In 2013 I read 30 books, beating my goal of 25. I'm pretty impressed with myself because the first couple months of the year were almost completely absorbed by moving across the country and settling into a new job.
One major difference from past years is that at Thanksgiving I decided to make the leap and buy a Kindle, which I said I'd never do. I was one of those insufferable people who said things like "I love the feel of turning pages of an actual book." One of my favorite things to do is to wander around one of the few bookstores that still exist and discover new books I've never heard of. I can still do that, and then download the Kindle version later. It's also just so convenient - no more last second book buying decisions at the airport when I'm about to board a long flight with nothing to read. And I can actually read new releases instead of waiting for the paperback to come out. I always carry a book in my purse and an 800 page hardback doesn't exactly travel well.
This year I read some new (to me) authors. Gillian Flynn was by far my favorite - I knocked out all three of hers early on in the year, and I'd like her to hurry up and publish a new one soon. All three of her books made my top 10 list.
I've also read some stuff by authors I'm already quite familiar with. Bill Bryson is the snarkiest asshole you'd ever hope to meet, which means we have a lot in common.
There were some disappointments. Dad is Fat by Jim Gaffigan (one of the only stand-up comedians I can tolerate and not only because his last name is almost the same as mine) is basically a boring treaty on why having tons of children is awesome and totally NOT contributing to overpopulation. I also read some trash that I knew was trash going in. The Sweet Life, which catches us up on the lives of twins Jessica and Elizabeth Wakefield of Sweet Valley Kids, Sweet Valley Twins, Sweet Valley High and Sweet Valley University fame, was just a flaming bag of shit. This is an example of a time when the anonymity of an e-reader would have been nice.
So here's my list of the 10 best books I read this year, in no particular order:
1. Gone Girl
2. Sharp Objects
3. Dark Places - All by Gillian Flynn, and all starring messed up but strong female lead characters. The plots are creepy at best and downright gruesome at worst. I loved just about everything, even though the end of Gone Girl was kind of a head-scratcher.

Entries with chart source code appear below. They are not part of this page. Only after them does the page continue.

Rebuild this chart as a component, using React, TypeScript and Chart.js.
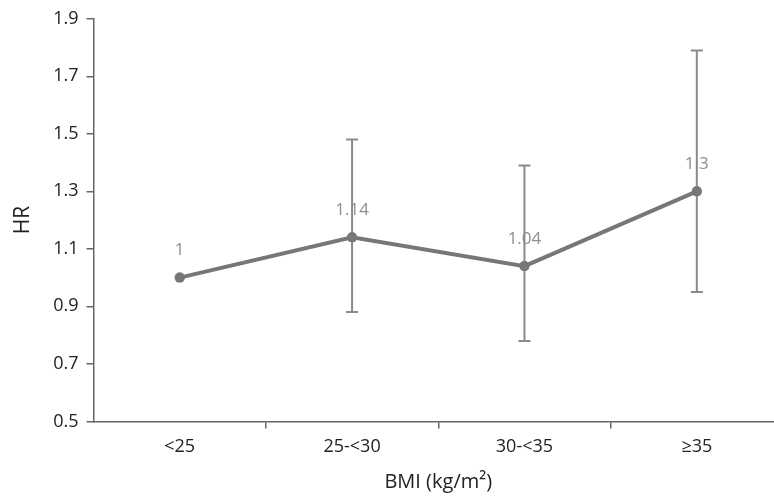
import React, { useEffect, useRef } from "react";
import { Chart, registerables } from "chart.js";

Chart.register(...registerables);

const categories = ["<25", "25-<30", "30-<35", "≥35"];
const hrValues = [1, 1.14, 1.04, 1.3];
const ciLower = [null, 0.88, 0.78, 0.95];
const ciUpper = [null, 1.48, 1.39, 1.79];
const pointLabels = ["1", "1.14", "1.04", "1.3"];

const FONT = "'Open Sans', 'Liberation Sans', sans-serif";

const errorBarPlugin = {
  id: "errorBars",
  afterDatasetsDraw(chart: any) {
    const ctx = chart.ctx;
    const meta = chart.getDatasetMeta(0);
    const y = chart.scales.y;
    ctx.save();
    ctx.strokeStyle = "#8a8a8a";
    ctx.lineWidth = 2;
    meta.data.forEach((pt: any, i: number) => {
      const lo = ciLower[i];
      const hi = ciUpper[i];
      if (lo == null || hi == null) return;
      const x = pt.x;
      const yl = y.getPixelForValue(lo);
      const yh = y.getPixelForValue(hi);
      ctx.beginPath();
      ctx.moveTo(x, yl);
      ctx.lineTo(x, yh);
      ctx.moveTo(x - 6, yl);
      ctx.lineTo(x + 6, yl);
      ctx.moveTo(x - 6, yh);
      ctx.lineTo(x + 6, yh);
      ctx.stroke();
    });
    ctx.fillStyle = "#777777";
    meta.data.forEach((pt: any) => {
      ctx.beginPath();
      ctx.arc(pt.x, pt.y, 5, 0, Math.PI * 2);
      ctx.fill();
    });
    ctx.fillStyle = "#8f8f8f";
    ctx.font = `17px ${FONT}`;
    ctx.textAlign = "center";
    ctx.textBaseline = "middle";
    meta.data.forEach((pt: any, i: number) => {
      ctx.fillText(pointLabels[i], pt.x, pt.y - 27);
    });
    ctx.restore();
  },
};

export default function App() {
  const ref = useRef<HTMLCanvasElement>(null);
  useEffect(() => {
    if (!ref.current) return;
    const last = categories.length;
    const chart = new Chart(ref.current, {
      type: "line",
      data: {
        labels: categories,
        datasets: [
          {
            data: hrValues,
            borderColor: "#777777",
            backgroundColor: "#777777",
            borderWidth: 4,
            pointRadius: 5,
            pointBackgroundColor: "#777777",
            pointBorderWidth: 0,
            tension: 0,
          },
        ],
      },
      options: {
        responsive: false,
        animation: false,
        layout: { padding: { top: 15, right: 0, left: 10, bottom: 4 } },
        plugins: { legend: { display: false }, tooltip: { enabled: false } },
        scales: {
          x: {
            type: "category",
            offset: true,
            grid: {
              offset: true,
              drawOnChartArea: false,
              drawTicks: true,
              tickLength: 7,
              color: (c: any) =>
                c.index === 0 || c.index === last ? "rgba(0,0,0,0)" : "#666",
              lineWidth: 1.5,
            },
            border: { display: true, color: "#666", width: 1.5 },
            ticks: { color: "#222", font: { family: FONT, size: 18 }, padding: 8 },
            title: {
              display: true,
              text: "BMI (kg/m²)",
              color: "#222",
              font: { family: FONT, size: 20 },
              padding: { top: 4, bottom: 0 },
            },
          },
          y: {
            min: 0.5,
            max: 1.9,
            grid: {
              drawOnChartArea: false,
              drawTicks: true,
              tickLength: 7,
              color: "#666",
              lineWidth: 1.5,
            },
            border: { display: true, color: "#666", width: 1.5 },
            ticks: {
              stepSize: 0.2,
              color: "#222",
              font: { family: FONT, size: 18 },
              padding: 8,
              callback: (v: any) => Number(v).toFixed(1),
            },
            title: {
              display: true,
              text: "HR",
              color: "#222",
              font: { family: FONT, size: 21 },
              padding: { top: 0, bottom: 10 },
            },
          },
        },
      },
      plugins: [errorBarPlugin],
    });
    return () => chart.destroy();
  }, []);
  return (
    <div style={{ position: "fixed", left: 0, top: 0, width: 774, height: 504, background: "#fff", overflow: "hidden" }}>
      <canvas ref={ref} width={788} height={498} style={{ display: "block" }} />
    </div>
  );
}
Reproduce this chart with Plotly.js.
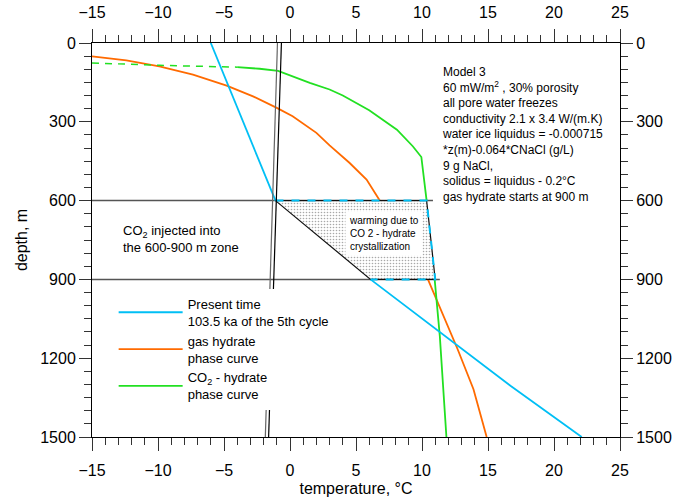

4. The Paris Wife - A story about Ernest Hemingway and his first wife. Don't read this if you're bothered by fictional accounts of real people.
5. Live From New York - This is the oral history of Saturday Night Live, as told by Lorne Michaels, network executives, cast members and writers. Some things are glossed over a bit in my opinion, but when you've got nearly 40 years to cover, that's bound to happen. I preferred last year's book by these two authors about ESPN, These Guys Have All the Fun.
6. A Walk in the Woods - Bill Bryson writes about his hike along (almost) the entire Appalachian trail. Having grown up very close to the part of the trail that runs through Southcentral Pennsylvania, I felt close to this story. My favorite Bryson book, in case you're wondering, is The Lost Continent - Travels in Small-Town America.
7. The Financial Lives of Poets - This is the book that Jonathan Tropper should have written this year, not One Last Thing Before I Go, which goes on my list of 2013 disappointments. I put Financial Lives on my list but not Beautiful Ruins, also by Jess Walter, but I enjoyed that one as well.
8. The Marriage Plot - This one got some bad reviews from friends whose opinions I trust, but I'm glad I read it anyway. Some call this book pretentious, but I thought it was a well-written coming-of-age story about three college students in the 80's.
9. Where'd You Go, Bernadette? - A book I spontaneously picked up at Target one day after hearing lots of good buzz. It's a fast, fun, quirky story told in a unique format of emails, government documents and letters, which some readers may find distracting, but I liked.
10. The Husband's Secret - The pink flowers on the cover say "chick lit" but the book is well-written and smart. So what if females are the main characters? It's a book even a man can love. It takes place in Australia which is a nice change up from all of the New York and London settings in similar books.
What did you read this year? I'd love to hear about what you liked and what you hated. Let's face it, scathing reviews are more fun to read than good ones.